Monday, June 24, 2013
A sharply divided Supreme Court ruled (5-4) today in Mutual Pharmaceutical Co., Inc. v. Bartlett that the Federal Food, Drug, and Cosmetic Act, or FDCA, preempted a state-law design-defect claim against a generic drug manufacturer. Our last post on the case is here.
The ruling means that the plaintiff's state-law design-defect case against the drug manufacturer, in which she received a jury award over $21 million for severe disfigurement and permanent disabilities after taking a generic version of the pain reliever "sulindac," is dismissed--a big victory for Mutual, and a huge victory for generic drug manufacturers in general. It also forecloses another state-law cause of action against a generic drug manufacturer, coming, as it does, just two years after the Court in PLIVA, Inc. v. Mensing (2011) held that the FDCA preempted a state-law failure-to-warn claim against a generic manufacturer. Under these rulings, a state law could only escape preemption by establishing a liability scheme that's not tied to a standard of care that would require changing the composition or label of a drug--perhaps an absolute liability scheme that imposes liability without any showing of breach of duty (as opposed to a strict liability scheme, like this one, according to the Court, that is tied to a breach of duty, even if not negligence). It may be hard to imagine this scheme, however, after today's ruling. The dissenting Justices and Barlett read the state-law claim here as an absolute liability scheme; the majority disagreed.
Of course, Congress could change this result. Congress could simply re-write the FDCA in a way that would explicitly allow state-law claims to complement the FDCA scheme for generic manufacturers, or to otherwise provide for manufacturer-paid compensation for those injured by generic drugs.
According to the majority, Bartlett's claim ran right into PLIVA. That's because the Court today said that (1) the state design-defect law imposed a duty on drug manufacturers to design their drugs reasonably safely, (2) both the FDCA and the drug's simple composition prevented Mutual from changing the design of the drug (to comply with that state-law standard), and (3) therefore the only way for Mutual to satisfy the state-law standard was to strengthen its warning. But a label change for a generic manufacturer is foreclosed by PLIVA. Thus, according to the Court, the state-law design-defect claim conflicts with the FDCA, and it is preempted.

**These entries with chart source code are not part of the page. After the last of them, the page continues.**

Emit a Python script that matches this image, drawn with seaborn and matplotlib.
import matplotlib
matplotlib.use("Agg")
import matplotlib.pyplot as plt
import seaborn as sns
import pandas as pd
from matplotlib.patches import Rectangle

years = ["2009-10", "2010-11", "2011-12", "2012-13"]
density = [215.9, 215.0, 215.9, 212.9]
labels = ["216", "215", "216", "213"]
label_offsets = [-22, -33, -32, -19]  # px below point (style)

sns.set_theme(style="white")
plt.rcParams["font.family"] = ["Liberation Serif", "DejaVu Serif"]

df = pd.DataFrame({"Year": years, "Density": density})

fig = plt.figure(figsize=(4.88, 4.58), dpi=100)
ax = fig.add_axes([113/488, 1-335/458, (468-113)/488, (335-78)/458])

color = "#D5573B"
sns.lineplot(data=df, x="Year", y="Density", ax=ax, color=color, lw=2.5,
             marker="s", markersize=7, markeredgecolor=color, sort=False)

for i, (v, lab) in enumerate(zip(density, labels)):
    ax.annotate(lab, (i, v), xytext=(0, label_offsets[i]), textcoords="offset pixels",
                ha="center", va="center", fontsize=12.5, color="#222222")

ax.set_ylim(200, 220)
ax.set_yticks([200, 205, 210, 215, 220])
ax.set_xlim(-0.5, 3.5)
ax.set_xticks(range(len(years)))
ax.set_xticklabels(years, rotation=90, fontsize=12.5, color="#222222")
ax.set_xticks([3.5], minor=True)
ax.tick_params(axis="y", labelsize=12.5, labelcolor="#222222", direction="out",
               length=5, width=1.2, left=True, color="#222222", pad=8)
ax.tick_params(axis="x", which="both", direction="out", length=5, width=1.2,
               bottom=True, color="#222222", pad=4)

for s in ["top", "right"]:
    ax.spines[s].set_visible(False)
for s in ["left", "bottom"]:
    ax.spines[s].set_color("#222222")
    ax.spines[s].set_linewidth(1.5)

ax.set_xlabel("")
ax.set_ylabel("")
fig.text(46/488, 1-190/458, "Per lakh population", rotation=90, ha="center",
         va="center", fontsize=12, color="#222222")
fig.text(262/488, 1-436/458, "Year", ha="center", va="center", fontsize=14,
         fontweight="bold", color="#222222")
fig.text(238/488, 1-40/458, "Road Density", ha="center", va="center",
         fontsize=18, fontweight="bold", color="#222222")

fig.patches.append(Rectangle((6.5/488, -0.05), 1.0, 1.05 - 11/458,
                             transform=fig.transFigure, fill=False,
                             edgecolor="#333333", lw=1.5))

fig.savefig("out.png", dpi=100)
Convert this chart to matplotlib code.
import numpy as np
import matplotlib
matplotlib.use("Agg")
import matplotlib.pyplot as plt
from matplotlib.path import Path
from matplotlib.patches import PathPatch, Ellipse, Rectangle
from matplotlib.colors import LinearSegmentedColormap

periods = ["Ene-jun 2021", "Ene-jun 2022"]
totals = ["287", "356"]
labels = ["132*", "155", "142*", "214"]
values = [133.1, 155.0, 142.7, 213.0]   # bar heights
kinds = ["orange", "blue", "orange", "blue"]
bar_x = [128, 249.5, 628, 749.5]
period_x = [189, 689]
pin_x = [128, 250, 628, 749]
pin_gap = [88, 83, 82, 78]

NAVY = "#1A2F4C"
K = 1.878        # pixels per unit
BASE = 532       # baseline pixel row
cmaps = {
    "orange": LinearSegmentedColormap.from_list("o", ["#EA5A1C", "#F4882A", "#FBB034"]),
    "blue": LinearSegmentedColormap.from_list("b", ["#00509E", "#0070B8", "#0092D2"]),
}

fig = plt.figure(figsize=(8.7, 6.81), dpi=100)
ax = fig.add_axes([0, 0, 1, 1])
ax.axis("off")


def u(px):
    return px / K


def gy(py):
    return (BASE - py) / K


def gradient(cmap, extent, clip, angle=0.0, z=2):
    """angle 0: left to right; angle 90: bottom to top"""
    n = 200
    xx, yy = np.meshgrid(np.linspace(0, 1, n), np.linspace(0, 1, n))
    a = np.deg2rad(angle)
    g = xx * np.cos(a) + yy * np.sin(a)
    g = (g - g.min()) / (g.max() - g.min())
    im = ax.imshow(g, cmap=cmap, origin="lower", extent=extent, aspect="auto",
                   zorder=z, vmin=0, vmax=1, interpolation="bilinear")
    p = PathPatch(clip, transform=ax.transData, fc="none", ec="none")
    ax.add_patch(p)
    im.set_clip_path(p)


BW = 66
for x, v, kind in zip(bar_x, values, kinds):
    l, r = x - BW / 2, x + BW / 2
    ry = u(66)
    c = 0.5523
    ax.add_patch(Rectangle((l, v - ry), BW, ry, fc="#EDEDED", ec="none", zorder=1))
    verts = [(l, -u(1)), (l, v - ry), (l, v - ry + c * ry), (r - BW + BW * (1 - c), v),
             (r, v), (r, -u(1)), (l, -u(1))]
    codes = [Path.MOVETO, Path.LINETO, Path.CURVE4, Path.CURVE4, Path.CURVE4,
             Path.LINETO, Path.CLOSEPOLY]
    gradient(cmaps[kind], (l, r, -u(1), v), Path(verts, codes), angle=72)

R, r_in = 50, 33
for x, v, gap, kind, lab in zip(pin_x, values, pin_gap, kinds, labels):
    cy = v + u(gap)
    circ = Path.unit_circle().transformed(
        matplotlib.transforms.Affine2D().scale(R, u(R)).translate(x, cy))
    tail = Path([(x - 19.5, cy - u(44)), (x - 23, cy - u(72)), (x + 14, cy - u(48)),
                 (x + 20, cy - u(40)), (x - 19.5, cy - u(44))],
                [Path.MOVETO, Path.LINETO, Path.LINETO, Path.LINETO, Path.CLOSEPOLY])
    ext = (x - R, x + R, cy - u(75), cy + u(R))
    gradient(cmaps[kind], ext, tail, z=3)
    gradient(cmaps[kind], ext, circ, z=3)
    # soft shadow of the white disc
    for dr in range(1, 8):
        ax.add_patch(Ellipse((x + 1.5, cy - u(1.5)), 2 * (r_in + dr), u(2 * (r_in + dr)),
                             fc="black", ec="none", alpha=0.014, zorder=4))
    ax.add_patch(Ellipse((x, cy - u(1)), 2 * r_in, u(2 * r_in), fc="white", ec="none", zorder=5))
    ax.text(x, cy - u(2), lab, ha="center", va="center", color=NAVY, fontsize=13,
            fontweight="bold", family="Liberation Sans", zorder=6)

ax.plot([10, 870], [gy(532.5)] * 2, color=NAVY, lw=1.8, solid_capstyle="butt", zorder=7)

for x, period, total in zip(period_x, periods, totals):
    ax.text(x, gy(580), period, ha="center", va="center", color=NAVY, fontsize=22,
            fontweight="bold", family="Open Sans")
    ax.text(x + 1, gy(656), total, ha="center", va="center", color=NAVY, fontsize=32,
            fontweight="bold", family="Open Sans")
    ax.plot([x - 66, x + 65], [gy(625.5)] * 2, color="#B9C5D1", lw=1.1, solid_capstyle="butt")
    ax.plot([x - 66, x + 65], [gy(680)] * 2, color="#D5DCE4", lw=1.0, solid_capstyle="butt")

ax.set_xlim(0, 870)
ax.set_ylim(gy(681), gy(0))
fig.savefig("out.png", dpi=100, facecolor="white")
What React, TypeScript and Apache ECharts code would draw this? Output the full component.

(The Hatch-Waxman Act, part of the FDCA, provides a easy path for generic manufacturers to put their drugs on the market, provided they show that their drugs are identical to branded equivalents and provided that they use equivalent labels. Once approved, generic manufacturers cannot change the composition of their drug or their label without prior FDA approval. The whole purpose of Hatch-Waxman was to ease entry into the market for generics and thus make less expensive drugs more widely available.)
Justice Breyer dissented, joined by Justice Kagan. Justice Breyer wrote that it was not impossible for Mutual to comply with both the FDCA and the state-law design-defect judgment: Mutual could have declined to do business in the state entirely, or it could simply pay the judgment (without altering its drug's composition or label). Moreover, Justice Breyer wrote that there was no sign that the design-defect claim stood as an obstacle to FDCA objectives.
Justice Sotomayor, joined by Justice Ginsburg. Justice Sotomayor wrote that the FDCA allows room for state law to complement federal law and to provide remedies in cases like this. In particular, Justice Sotomayor wrote that the state law at issue did not require Mutual to violate federal law to comply, because state law did not depend on meeting a different state standard, that is, even if it encouraged a different design it didn't require a different design.